Step 5: Install Grafana
# Add Grafana APT repository
sudo apt-get install -y apt-transport-https software-properties-common
sudo mkdir -p /etc/apt/keyrings/
wget -q -O - https://apt.grafana.com/gpg.key | gpg --dearmor | sudo tee /etc/apt/keyrings/grafana.gpg > /dev/null
echo "deb [signed-by=/etc/apt/keyrings/grafana.gpg] https://apt.grafana.com stable main" | sudo tee /etc/apt/sources.list.d/grafana.list
# Install
sudo apt-get update
sudo apt-get install -y grafana
# Enable and start
sudo systemctl daemon-reload
sudo systemctl enable --now grafana-server
This guide was tested with Grafana 13. Check grafana-server -v after installation to confirm your version.

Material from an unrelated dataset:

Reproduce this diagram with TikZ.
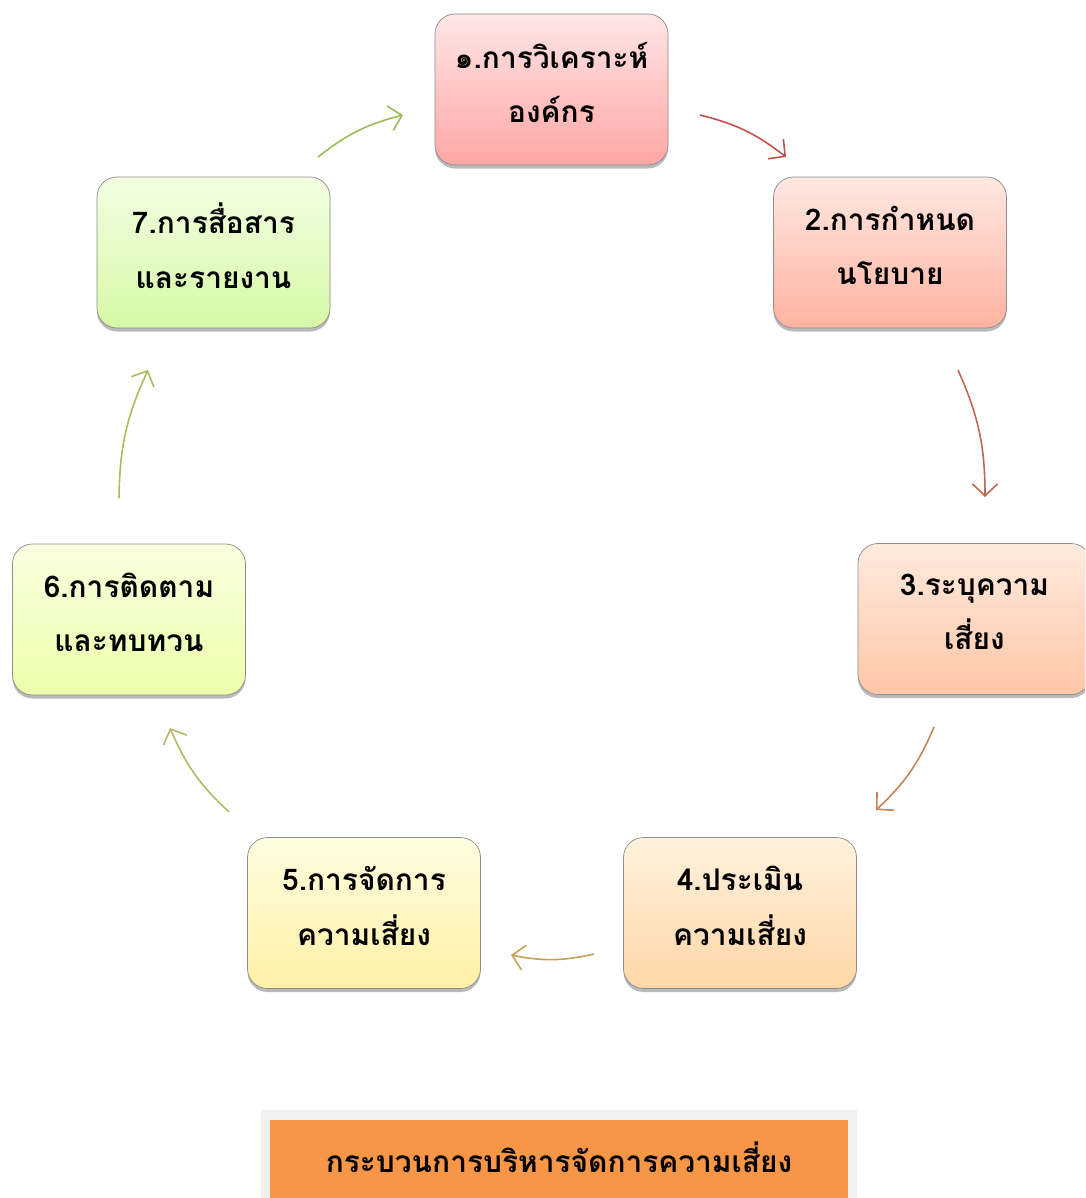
\documentclass[tikz,border=0pt]{standalone}
\usepackage{fontspec}
\newfontfamily\thaifont[Script=Thai]{Loma}
\usepackage{tikz}
\usetikzlibrary{arrows.meta, shadows, backgrounds}

\definecolor{titleorange}{HTML}{F79646}

\begin{document}
\begin{tikzpicture}
      [
        box/.style={rounded corners=0.4cm, draw=black!45, thin,
          minimum width=4.66cm, minimum height=3.02cm, align=center, text depth=8pt,
          font=\thaifont\bfseries\fontsize{17}{31}\selectfont,
          drop shadow={shadow xshift=0pt, shadow yshift=-0.07cm, fill=black!60, opacity=0.45}},
        flow/.style={line width=0.9pt, -{Straight Barb[length=2.4mm, width=5mm]}, bend left=12}
      ]
      \useasboundingbox (0,0) rectangle (21.7,-23.96);
      \clip (0,0) rectangle (21.7,-23.96);
      % steps
      \node [box, top color=red!10, bottom color=red!35] (s1) at (11.03,-1.79)
        {๑.การวิเคราะห์\\องค์กร};
      \node [box, top color={rgb,255:red,255;green,232;blue,226}, bottom color={rgb,255:red,255;green,178;blue,160}] (s2) at (17.80,-5.05)
        {2.การกำหนด\\นโยบาย};
      \node [box, top color={rgb,255:red,255;green,234;blue,222}, bottom color={rgb,255:red,255;green,198;blue,166}] (s3) at (19.49,-12.38)
        {3.ระบุความ\\เสี่ยง};
      \node [box, top color={rgb,255:red,255;green,242;blue,222}, bottom color={rgb,255:red,255;green,214;blue,166}] (s4) at (14.80,-18.26)
        {4.ประเมิน\\ความเสี่ยง};
      \node [box, top color={rgb,255:red,255;green,253;blue,224}, bottom color={rgb,255:red,255;green,240;blue,166}] (s5) at (7.28,-18.26)
        {5.การจัดการ\\ความเสี่ยง};
      \node [box, top color={rgb,255:red,250;green,255;blue,224}, bottom color={rgb,255:red,236;green,255;blue,170}] (s6) at (2.58,-12.39)
        {6.การติดตาม\\และทบทวน};
      \node [box, top color={rgb,255:red,242;green,255;blue,226}, bottom color={rgb,255:red,214;green,248;blue,166}] (s7) at (4.27,-5.05)
        {7.การสื่อสาร\\และรายงาน};
      % arrow ends
      \coordinate (a1) at (14.00,-2.30);  \coordinate (b1) at (15.72,-3.14);
      \coordinate (a2) at (19.16,-7.40);  \coordinate (b2) at (19.70,-9.94);
      \coordinate (a3) at (18.68,-14.54); \coordinate (b3) at (17.52,-16.20);
      \coordinate (a4) at (11.88,-19.08); \coordinate (b4) at (10.22,-19.10);
      \coordinate (a5) at (4.58,-16.24);  \coordinate (b5) at (3.40,-14.56);
      \coordinate (a6) at (2.38,-9.96);   \coordinate (b6) at (2.96,-7.40);
      \coordinate (a7) at (6.36,-3.14);   \coordinate (b7) at (8.06,-2.30);
      % arrows
      \draw [flow, color={rgb,255:red,192;green,80;blue,77}] (a1) to (b1);
      \draw [flow, color={rgb,255:red,194;green,102;blue,78}] (a2) to (b2);
      \draw [flow, color={rgb,255:red,196;green,132;blue,88}] (a3) to (b3);
      \draw [flow, color={rgb,255:red,198;green,160;blue,82}] (a4) to (b4);
      \draw [flow, color={rgb,255:red,182;green,182;blue,102}] (a5) to (b5);
      \draw [flow, color={rgb,255:red,168;green,188;blue,92}] (a6) to (b6);
      \draw [flow, color={rgb,255:red,155;green,187;blue,89}] (a7) to (b7);
      % title
      \node [fill=titleorange, minimum width=11.56cm, minimum height=1.6cm,
        font=\thaifont\bfseries\fontsize{17}{22}\selectfont] (title) at (11.18,-23.2)
        {\raisebox{3pt}{กระบวนการบริหารจัดการความเสี่ยง}};
      \begin{scope}[on background layer]
        \fill [black!6] ([shift={(-0.18,0.2)}]title.north west) rectangle ([shift={(0.18,-0.2)}]title.south east);
      \end{scope}
    \end{tikzpicture}
\end{document}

Grafana is now available at http://<your-ip>:3000
Default login: admin / admin (you'll be prompted to change the password on first login)
Resetting the Admin Password
If you forget the Grafana admin password:
sudo grafana-cli admin reset-admin-password <newpassword>
sudo systemctl restart grafana-server
Step 6: Configure Grafana
Set root_url
Edit grafana.ini to set the server's IP before doing anything else:
sudo sed -i 's|^;root_url = .*|root_url = http://192.168.220.75/|' /etc/grafana/grafana.ini
sudo systemctl restart grafana-server
Add Prometheus Data Source
- Log into Grafana at
http://<your-ip>:3000 - Go to Connections → Data sources → Add data source
- Select Prometheus
- Set URL to
http://localhost:9090 - Click Save & Test — should show "Successfully queried the Prometheus API"
Import HPC Overview Dashboard
Download the dashboard JSON file: hpc-overview-nas.json
The dashboard JSON has the datasource UID hardcoded. Since your Prometheus datasource UID will likely differ from the one in the file, you must update it before importing — otherwise all panels will show "No data".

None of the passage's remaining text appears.